High‑level software layers you’ll work with
- Boot/firmware: Device enumeration (ACPI/DT), initial firmware for NVLink PHYs and fabric controllers.
- Kernel: PCI/Platform binding, NVLink kernel modules, IOMMU and DMA helpers, interrupt handling, and power management.
- Drivers: GPU kernel driver (NVIDIA kernel module or vendor port), NVLink fabric/management driver, and optional VFIO/mdev support for partitioning.
- Runtime & APIs: NVML/management APIs, CUDA / ROCm equivalents, NVLink‑aware memory APIs (peer access, remote mapping), and orchestration plugins (K8s device plugin).

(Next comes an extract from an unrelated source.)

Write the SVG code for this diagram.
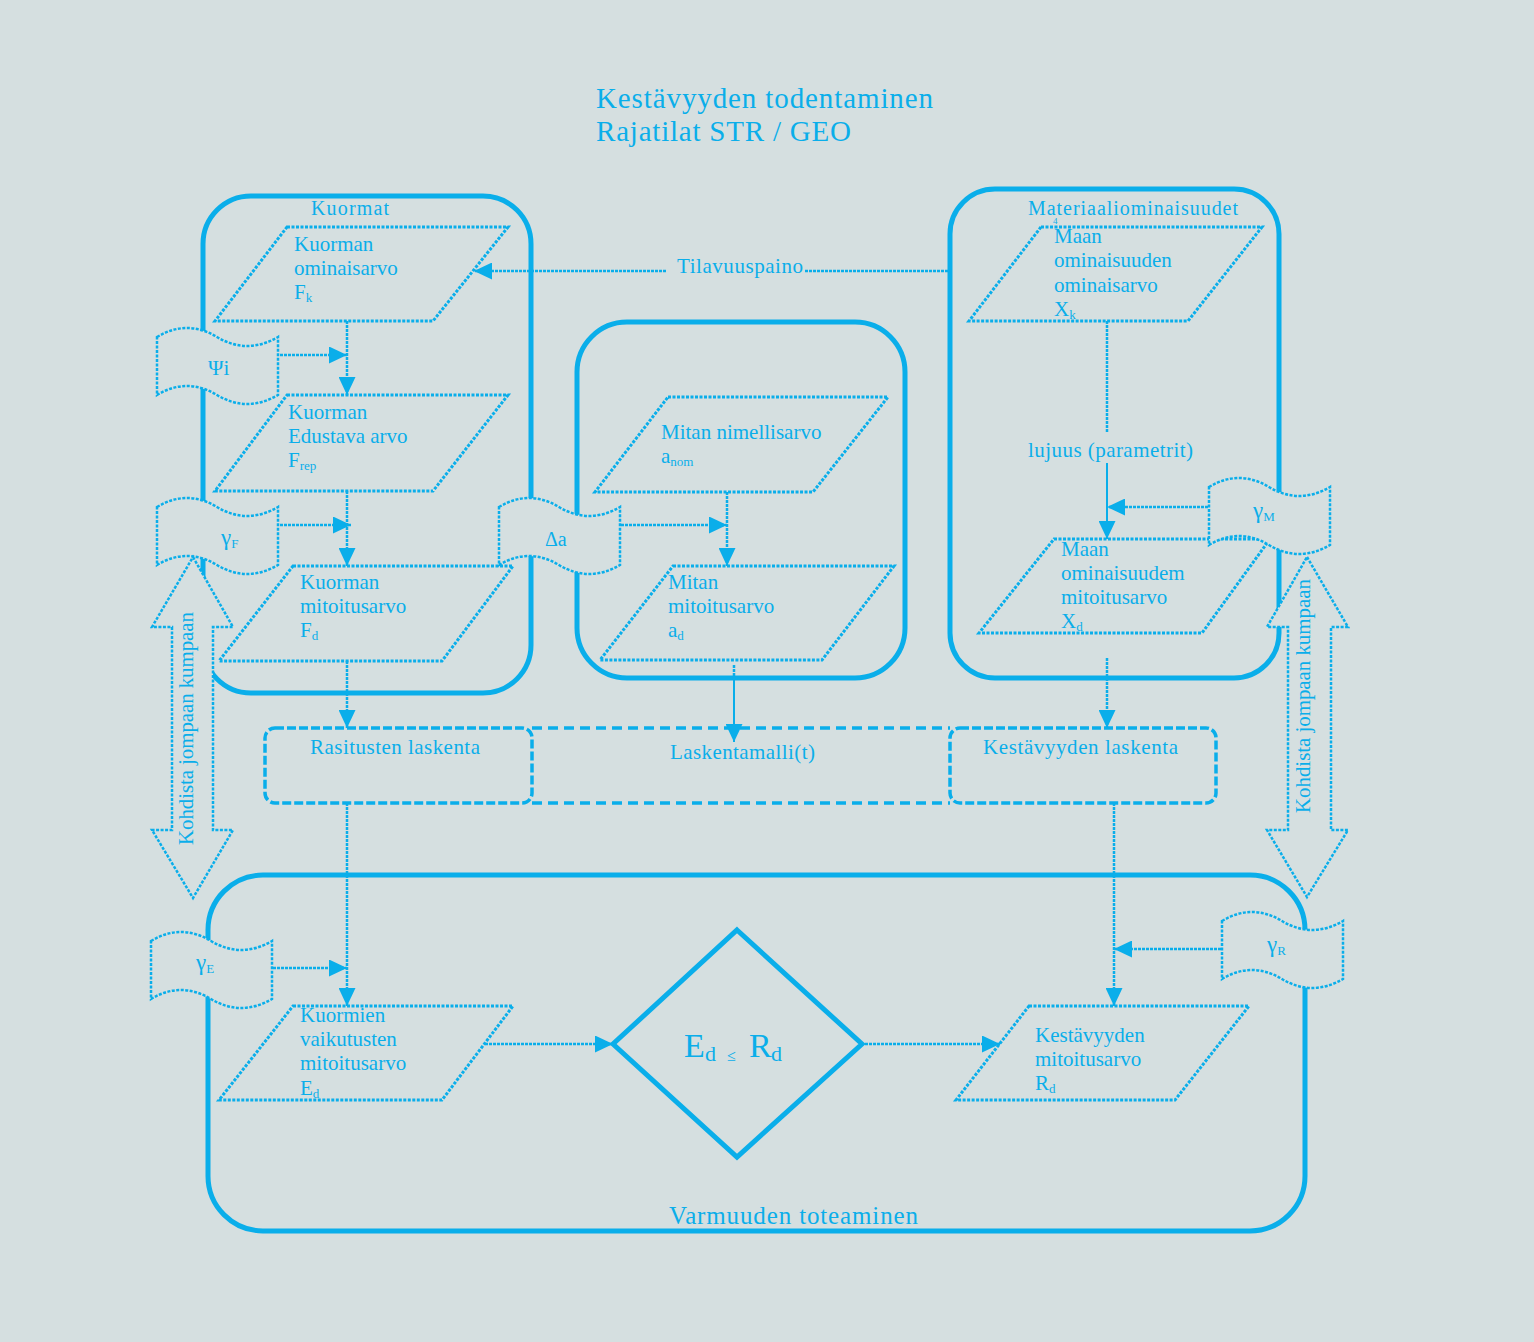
<svg xmlns="http://www.w3.org/2000/svg" width="1534" height="1342" viewBox="0 0 1534 1342">
<defs>
<style>
text{font-family:"Liberation Serif","Times New Roman",serif;fill:#0aaeea}
.grp{fill:none;stroke:#0aaeea;stroke-width:5}
.par{fill:none;stroke:#0aaeea;stroke-width:3;stroke-dasharray:3 1.5}
.con{fill:none;stroke:#0aaeea;stroke-width:2.5;stroke-dasharray:3 1}
.sol{fill:none;stroke:#0aaeea;stroke-width:2}
.flag{fill:#d5dfe0;stroke:#0aaeea;stroke-width:2.5;stroke-dasharray:3 1.5}
.dbl{fill:#d5dfe0;stroke:#0aaeea;stroke-width:2.5;stroke-dasharray:3 1.5}
.dash{fill:none;stroke:#0aaeea;stroke-width:3.5;stroke-dasharray:10 6}
.dash2{fill:none;stroke:#0aaeea;stroke-width:3.5;stroke-dasharray:9 3}
.t{font-size:21px}
.sub{font-size:13px}
</style>
<marker id="ah" markerUnits="userSpaceOnUse" markerWidth="18" markerHeight="17" refX="18" refY="8.5" orient="auto">
<path d="M0,0 L18,8.5 L0,17 Z" fill="#0aaeea"/>
</marker>
<path id="flagshape" d="M0,10 Q30,-8 60,10 T121,10 L121,68 Q90,86 60,68 T0,68 Z"/>
</defs>
<rect width="1534" height="1342" fill="#d5dfe0"/>

<g id="title">
<text x="596" y="108" font-size="29" textLength="337">Kestävyyden todentaminen</text>
<text x="596" y="141" font-size="29" textLength="255">Rajatilat STR / GEO</text>
</g>

<g id="group-kuormat">
<rect class="grp" x="203" y="196" width="328" height="497" rx="48"/>
<text x="311" y="215" font-size="20" textLength="78">Kuormat</text>
</g>
<g id="group-mitta">
<rect class="grp" x="577" y="322" width="328" height="356" rx="50"/>
</g>
<g id="group-materiaali">
<rect class="grp" x="950" y="189" width="329" height="489" rx="45"/>
<text x="1028" y="215" font-size="20" textLength="210">Materiaaliominaisuudet</text>
<text x="1053" y="224" font-size="9">4</text>
</g>
<g id="group-varmuus">
<rect class="grp" x="208" y="875" width="1097" height="356" rx="55"/>
<text x="669" y="1224" font-size="25" textLength="249">Varmuuden toteaminen</text>
</g>

<g id="laskentamalli">
<line class="dash" x1="532" y1="728" x2="950" y2="728"/>
<line class="dash" x1="532" y1="803" x2="950" y2="803"/>
<text class="t" x="670" y="759" textLength="145">Laskentamalli(t)</text>
</g>
<g id="rasitusten-laskenta">
<rect class="dash2" x="265" y="728" width="267" height="75" rx="10"/>
<text class="t" x="310" y="754" textLength="170">Rasitusten laskenta</text>
</g>
<g id="kestavyyden-laskenta">
<rect class="dash2" x="950" y="728" width="266" height="75" rx="10"/>
<text class="t" x="983" y="754" textLength="195">Kestävyyden laskenta</text>
</g>

<g id="connectors">
<line class="con" x1="948" y1="271" x2="805" y2="271"/>
<line class="con" x1="666" y1="271" x2="474" y2="271" marker-end="url(#ah)"/>
<line class="con" x1="347" y1="321" x2="347" y2="395" marker-end="url(#ah)"/>
<line class="con" x1="280" y1="355" x2="347" y2="355" marker-end="url(#ah)"/>
<line class="con" x1="347" y1="491" x2="347" y2="566" marker-end="url(#ah)"/>
<line class="con" x1="280" y1="525" x2="351" y2="525" marker-end="url(#ah)"/>
<line class="con" x1="727" y1="492" x2="727" y2="566" marker-end="url(#ah)"/>
<line class="con" x1="621" y1="525" x2="727" y2="525" marker-end="url(#ah)"/>
<line class="con" x1="347" y1="661" x2="347" y2="728" marker-end="url(#ah)"/>
<line class="con" x1="734" y1="665" x2="734" y2="680"/>
<line class="sol" x1="734" y1="680" x2="734" y2="742" marker-end="url(#ah)"/>
<line class="con" x1="1107" y1="321" x2="1107" y2="433"/>
<line class="sol" x1="1107" y1="463" x2="1107" y2="539" marker-end="url(#ah)"/>
<line class="con" x1="1208" y1="507" x2="1107" y2="507" marker-end="url(#ah)"/>
<line class="con" x1="1107" y1="658" x2="1107" y2="728" marker-end="url(#ah)"/>
<line class="con" x1="347" y1="803" x2="347" y2="1006" marker-end="url(#ah)"/>
<line class="con" x1="273" y1="968" x2="347" y2="968" marker-end="url(#ah)"/>
<line class="con" x1="1114" y1="803" x2="1114" y2="1006" marker-end="url(#ah)"/>
<line class="con" x1="1221" y1="949" x2="1114" y2="949" marker-end="url(#ah)"/>
<line class="con" x1="485" y1="1044" x2="613" y2="1044" marker-end="url(#ah)"/>
<line class="con" x1="865" y1="1044" x2="1000" y2="1044" marker-end="url(#ah)"/>
<text class="t" x="677" y="273" textLength="126">Tilavuuspaino</text>
<text class="t" x="1028" y="457" textLength="165">lujuus (parametrit)</text>
</g>

<g id="node-Fk">
<polygon class="par" points="287,227 508,227 433,321 215,321"/>
<text class="t" x="294" y="251">Kuorman</text>
<text class="t" x="294" y="275">ominaisarvo</text>
<text class="t" x="294" y="299">F<tspan class="sub" dy="3">k</tspan></text>
</g>
<g id="node-Frep">
<polygon class="par" points="287,395 508,395 433,491 215,491"/>
<text class="t" x="288" y="419">Kuorman</text>
<text class="t" x="288" y="443">Edustava arvo</text>
<text class="t" x="288" y="467">F<tspan class="sub" dy="3">rep</tspan></text>
</g>
<g id="node-Fd">
<polygon class="par" points="293,566 513,566 442,661 219,661"/>
<text class="t" x="300" y="589">Kuorman</text>
<text class="t" x="300" y="613">mitoitusarvo</text>
<text class="t" x="300" y="637">F<tspan class="sub" dy="3">d</tspan></text>
</g>
<g id="node-anom">
<polygon class="par" points="668,397 888,397 813,492 595,492"/>
<text class="t" x="661" y="439">Mitan nimellisarvo</text>
<text class="t" x="661" y="463">a<tspan class="sub" dy="3">nom</tspan></text>
</g>
<g id="node-ad">
<polygon class="par" points="673,566 894,566 822,660 600,660"/>
<text class="t" x="668" y="589">Mitan</text>
<text class="t" x="668" y="613">mitoitusarvo</text>
<text class="t" x="668" y="637">a<tspan class="sub" dy="3">d</tspan></text>
</g>
<g id="node-Xk">
<polygon class="par" points="1041,227 1262,227 1188,321 969,321"/>
<text class="t" x="1054" y="243">Maan</text>
<text class="t" x="1054" y="267">ominaisuuden</text>
<text class="t" x="1054" y="292">ominaisarvo</text>
<text class="t" x="1054" y="316">X<tspan class="sub" dy="3">k</tspan></text>
</g>
<g id="node-Xd">
<polygon class="par" points="1054,539 1270,539 1202,633 979,633"/>
<text class="t" x="1061" y="556">Maan</text>
<text class="t" x="1061" y="580">ominaisuudem</text>
<text class="t" x="1061" y="604">mitoitusarvo</text>
<text class="t" x="1061" y="628">X<tspan class="sub" dy="3">d</tspan></text>
</g>
<g id="node-Ed">
<polygon class="par" points="293,1006 513,1006 442,1100 219,1100"/>
<text class="t" x="300" y="1022">Kuormien</text>
<text class="t" x="300" y="1046">vaikutusten</text>
<text class="t" x="300" y="1070">mitoitusarvo</text>
<text class="t" x="300" y="1095">E<tspan class="sub" dy="3">d</tspan></text>
</g>
<g id="node-Rd">
<polygon class="par" points="1029,1006 1249,1006 1175,1100 956,1100"/>
<text class="t" x="1035" y="1042">Kestävyyden</text>
<text class="t" x="1035" y="1066">mitoitusarvo</text>
<text class="t" x="1035" y="1090">R<tspan class="sub" dy="3">d</tspan></text>
</g>
<g id="node-check">
<polygon points="737,930 862,1044 737,1157 613,1044" fill="none" stroke="#0aaeea" stroke-width="5"/>
<text x="684" y="1057" font-size="34">E</text>
<text x="705" y="1061" font-size="22">d</text>
<text x="727" y="1061" font-size="16">≤</text>
<text x="749" y="1057" font-size="34">R</text>
<text x="771" y="1061" font-size="22">d</text>
</g>

<g id="flag-psi">
<use href="#flagshape" class="flag" transform="translate(157,327)"/>
<text x="208" y="375" font-size="21">Ψi</text>
</g>
<g id="flag-gammaF">
<use href="#flagshape" class="flag" transform="translate(157,497)"/>
<text x="221" y="545" font-size="23">γ<tspan class="sub" dy="3" font-size="12">F</tspan></text>
</g>
<g id="flag-delta-a">
<use href="#flagshape" class="flag" transform="translate(499,497)"/>
<text x="545" y="546" font-size="20">Δa</text>
</g>
<g id="flag-gammaM">
<use href="#flagshape" class="flag" transform="translate(1209,477)"/>
<text x="1253" y="518" font-size="23">γ<tspan class="sub" dy="3" font-size="12">M</tspan></text>
</g>
<g id="flag-gammaE">
<use href="#flagshape" class="flag" transform="translate(151,931)"/>
<text x="196" y="970" font-size="23">γ<tspan class="sub" dy="3" font-size="12">E</tspan></text>
</g>
<g id="flag-gammaR">
<use href="#flagshape" class="flag" transform="translate(1222,911)"/>
<text x="1267" y="952" font-size="23">γ<tspan class="sub" dy="3" font-size="12">R</tspan></text>
</g>

<g id="arrow-left">
<polygon class="dbl" points="193,557 233,627 213,627 213,830 233,830 193,898 152,830 172,830 172,627 152,627"/>
<text font-size="21" transform="translate(193,845) rotate(-90)" textLength="233">Kohdista jompaan kumpaan</text>
</g>
<g id="arrow-right">
<polygon class="dbl" points="1307,557 1348,627 1331,627 1331,830 1348,830 1307,897 1267,830 1288,830 1288,627 1267,627"/>
<text font-size="21" transform="translate(1310,813) rotate(-90)" textLength="234">Kohdista jompaan kumpaan</text>
</g>
</svg>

- Userspace tooling: Health monitoring, topology discovery, and performance counters.
Step 1 — Firmware & device description (RISC‑V specifics)
On RISC‑V platforms, you’ll typically use a device tree (DT) or ACPI for device enumeration. NVLink fabric endpoints, PHY controllers, and management bridges must be exposed to the kernel so drivers can bind.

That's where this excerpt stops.